April Underwood, BHP ’01, is Director of Product for Twitter. She leads product strategy focused on harnessing the power of Twitter’s data through a diverse ecosystem of partners and developers. April previously led product management, product marketing and business development teams at Twitter, focused on advertising products and Twitter’s API. Before joining Twitter, April held product roles at Weatherbill (Climate Corp), Google and Travelocity, and was a software engineer at Travelocity and Intel.
Tell me about your career path and how you ended up at Twitter.
After I left McCombs I moved to Oregon where I took a role as a software engineer at Intel, where I worked on internal software. I found I wanted to work more on a consumer-basing product, and I missed my family and friends in Texas, so in 2002 I took an opportunity with Travelocity in Dallas. I joined as an engineer, but my McCombs background made me well-suited for a variety of tasks aside from writing code. I was soon asked to be the point of contact on the technical side working with partners like Yahoo! and AOL. I transitioned into a product management role building out a platform to allow Travelocity to power travel experiences on more partner websites. I left in 2005 to get my MBA from Haas at University of California at Berkeley after which I went to work for Google. At Google, I worked on scaling how we brought new types of content to products like Google Maps and Product Search, and how to monetize those Google properties with advertising. After a few years of learning within Google, I was eager to take my experience to a startup, and I spent some time at a small startup. Unexpectedly, I got a chance to join Twitter (a product I already loved and a team I admired), and I took the leap. McCombs opened the door to the early roles in my career, which have consequently led to my current role at Twitter for the past 4 years.

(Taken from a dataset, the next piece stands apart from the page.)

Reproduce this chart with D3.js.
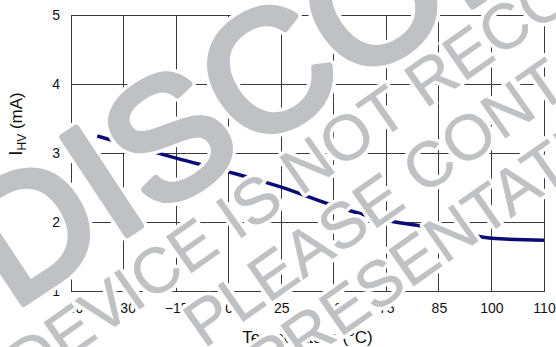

When you were in school, Twitter didn’t even exist. Where did you think your career was going to go back then?
I graduated as the dot-com bubble was bursting in 2001 and it was a tough time in the job market. The first decision I made was that I wanted to go into an engineering role with the thought that I would go into a management or business role down the road. While I was in school, I had a part-time job working for a company that provided technical support for internet service providers, so I already had some experience in tech. I was pretty sure I would want to work in technology in some way, but the number of and types of opportunities has changed so much since that time. There are different types of products, technologies, and roles now than there were in 2001.
You have held various roles at Twitter. How did those transitions happen and do you have a favorite project you have worked on there?
I joined when Twitter was a much smaller company in 2010. It has been really special to be part of the growth of the company, and it’s given me the opportunity to develop products and teams from scratch. I really enjoy what I am working on right now, which is helping businesses understand how they can use Twitter data to make better decisions. I really enjoy the intersection of partnerships, product and technology — and building platforms. My experience at Twitter just keeps getting better and better as we grow our portfolio of products and more opportunities for leadership emerge. Perhaps even more importantly, I get the chance to work with smart and funny people who are not just co-workers but also friends. That’s a very high priority to me because we work hard and it makes busy or hard weeks less burdensome.
What are the main functions of the role you just moved into?
I run a team of product managers. We identify opportunities that exist, and focus a lot on defining the “why”, “for whom” and “what” of our products. We don’t do this alone – we partner closely with business teams, our engineering team which drives the “how” our products work, and spend time with customers and partners to inform our strategy and plans. We operate as a business within Twitter and have to make hard choices about which opportunities to go after since the possibilities are so unlimited.
What do you enjoy most about your job?
The thing I enjoy most is the scale and uniqueness of our opportunity. With a billion Tweets produced every 2 days, we and our partners have only scratched the surface of what’s possible. I enjoy working on Twitter data because you can think of Tweets as the pulse of humanity. It is amazing to think of what kinds of problems can be solved with our data – some have business impact and some make the world a better place.
How do you think your BHP and Management Information Systems (MIS) degrees have prepared you for your career?
MIS coursework was great preparation for what it is like to work on a team to build software. I learned how structure is required to build process and I learned the communication and interpersonal skills I needed to work well with other people. From the BHP side, I learned to not just focus on what you are building, but on why, who it is for, and ultimately what problems you are trying to solve That breadth of perspective made it possible for me as a 21-year-old new graduate to be able to join strategic conversations and ask the right questions of my peers and leaders in a work setting.
Do you have advice for women going into the technology industry?
For women going to work in any field where they are the minority, I would encourage them to reach out and connect with other women within their company, and that definitely holds true for the technology industry. We have two organizations at Twitter that help women connect with others within the company, and it’s a hugely valuable network (and also a lot of fun). You can start similar groups within your company where they don’t exist. Ask to have coffee with the senior women in your company. Usually they are happy to build those relationships.
What advice do you have for current students in the program?
Number one thing – take a shot at starting a company. I didn’t do it myself, but I think school is a great time to try. Alums, executives, and investors are more willing to help you out while you are a student than they may be after you graduate. For students not looking to make that kind of a leap, I would recommend taking on as many internships as possible. I had two internships and part-time jobs and I learned so much from those experiences. It is the best way to figure out what you like and don’t like.